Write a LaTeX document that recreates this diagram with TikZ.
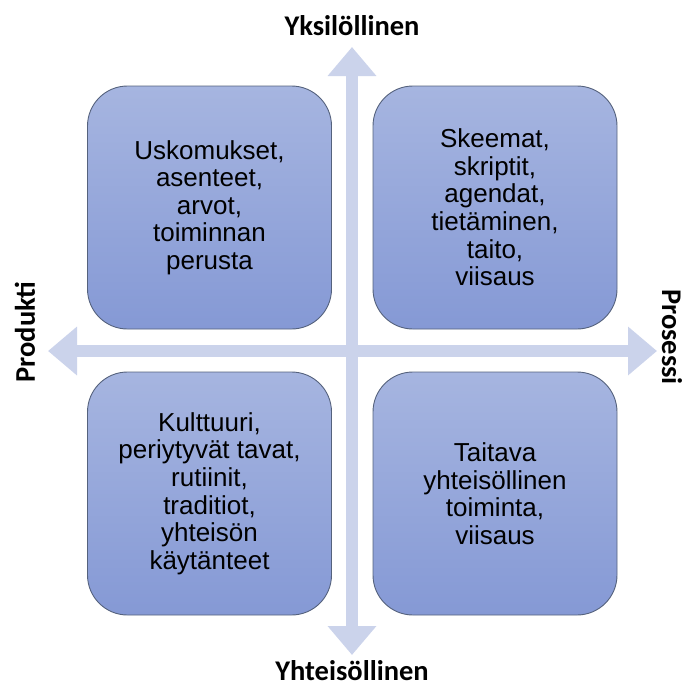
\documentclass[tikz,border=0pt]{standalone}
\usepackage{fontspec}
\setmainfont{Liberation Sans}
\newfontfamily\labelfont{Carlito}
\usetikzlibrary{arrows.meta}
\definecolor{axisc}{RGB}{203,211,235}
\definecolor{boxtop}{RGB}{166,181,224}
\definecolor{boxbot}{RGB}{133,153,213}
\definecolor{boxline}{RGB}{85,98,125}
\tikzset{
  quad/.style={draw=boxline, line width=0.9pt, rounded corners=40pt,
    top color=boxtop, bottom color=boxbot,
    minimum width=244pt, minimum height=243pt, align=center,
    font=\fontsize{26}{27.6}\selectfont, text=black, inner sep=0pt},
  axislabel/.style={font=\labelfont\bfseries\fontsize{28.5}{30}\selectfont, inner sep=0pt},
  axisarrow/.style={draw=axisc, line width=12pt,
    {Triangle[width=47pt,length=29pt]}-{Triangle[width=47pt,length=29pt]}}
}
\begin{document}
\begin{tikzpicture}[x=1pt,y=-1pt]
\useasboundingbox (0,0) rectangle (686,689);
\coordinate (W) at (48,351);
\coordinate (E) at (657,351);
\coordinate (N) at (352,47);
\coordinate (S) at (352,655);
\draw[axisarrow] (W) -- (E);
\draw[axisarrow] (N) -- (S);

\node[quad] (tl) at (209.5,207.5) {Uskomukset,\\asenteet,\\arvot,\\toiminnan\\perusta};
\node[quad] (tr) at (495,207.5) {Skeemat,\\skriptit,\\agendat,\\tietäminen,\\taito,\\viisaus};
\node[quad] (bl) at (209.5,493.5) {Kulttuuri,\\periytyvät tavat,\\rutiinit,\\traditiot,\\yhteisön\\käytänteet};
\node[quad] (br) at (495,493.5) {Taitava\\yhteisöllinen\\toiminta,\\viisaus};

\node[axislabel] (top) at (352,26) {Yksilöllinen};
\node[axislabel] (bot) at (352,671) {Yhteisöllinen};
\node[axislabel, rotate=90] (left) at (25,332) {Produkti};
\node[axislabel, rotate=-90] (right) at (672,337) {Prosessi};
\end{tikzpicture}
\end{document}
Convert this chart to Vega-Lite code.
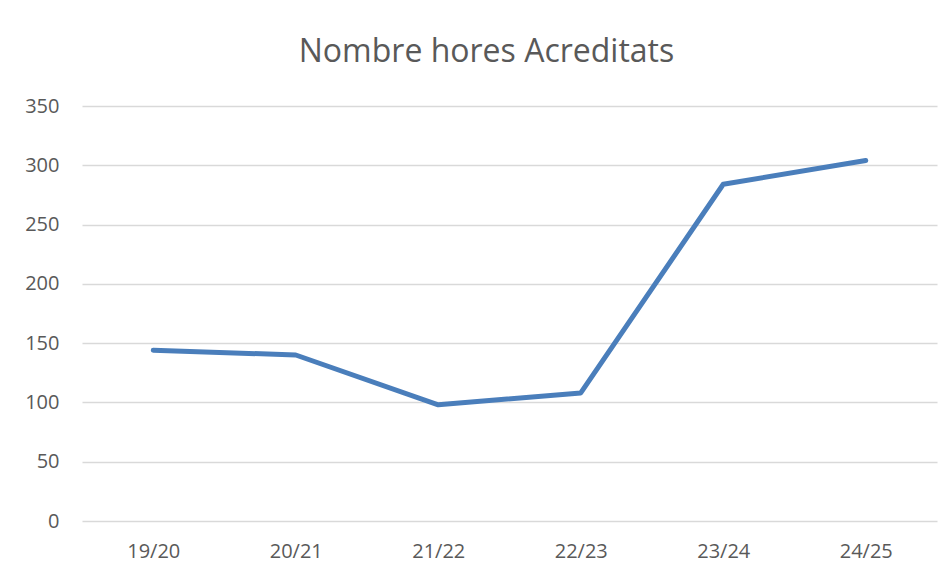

Task to complete – Only the lines from the start of the material through the line containing "(br) at (495,493.5)" should be transcribed. Pictures stay out.

Response to this task –
Write a LaTeX document that recreates this diagram with TikZ.
\documentclass[tikz,border=0pt]{standalone}
\usepackage{fontspec}
\setmainfont{Liberation Sans}
\newfontfamily\labelfont{Carlito}
\usetikzlibrary{arrows.meta}
\definecolor{axisc}{RGB}{203,211,235}
\definecolor{boxtop}{RGB}{166,181,224}
\definecolor{boxbot}{RGB}{133,153,213}
\definecolor{boxline}{RGB}{85,98,125}
\tikzset{
  quad/.style={draw=boxline, line width=0.9pt, rounded corners=40pt,
    top color=boxtop, bottom color=boxbot,
    minimum width=244pt, minimum height=243pt, align=center,
    font=\fontsize{26}{27.6}\selectfont, text=black, inner sep=0pt},
  axislabel/.style={font=\labelfont\bfseries\fontsize{28.5}{30}\selectfont, inner sep=0pt},
  axisarrow/.style={draw=axisc, line width=12pt,
    {Triangle[width=47pt,length=29pt]}-{Triangle[width=47pt,length=29pt]}}
}
\begin{document}
\begin{tikzpicture}[x=1pt,y=-1pt]
\useasboundingbox (0,0) rectangle (686,689);
\coordinate (W) at (48,351);
\coordinate (E) at (657,351);
\coordinate (N) at (352,47);
\coordinate (S) at (352,655);
\draw[axisarrow] (W) -- (E);
\draw[axisarrow] (N) -- (S);

\node[quad] (tl) at (209.5,207.5) {Uskomukset,\\asenteet,\\arvot,\\toiminnan\\perusta};
\node[quad] (tr) at (495,207.5) {Skeemat,\\skriptit,\\agendat,\\tietäminen,\\taito,\\viisaus};
\node[quad] (bl) at (209.5,493.5) {Kulttuuri,\\periytyvät tavat,\\rutiinit,\\traditiot,\\yhteisön\\käytänteet};
\node[quad] (br) at (495,493.5) {Taitava\\yhteisöllinen\\toiminta,\\viisaus};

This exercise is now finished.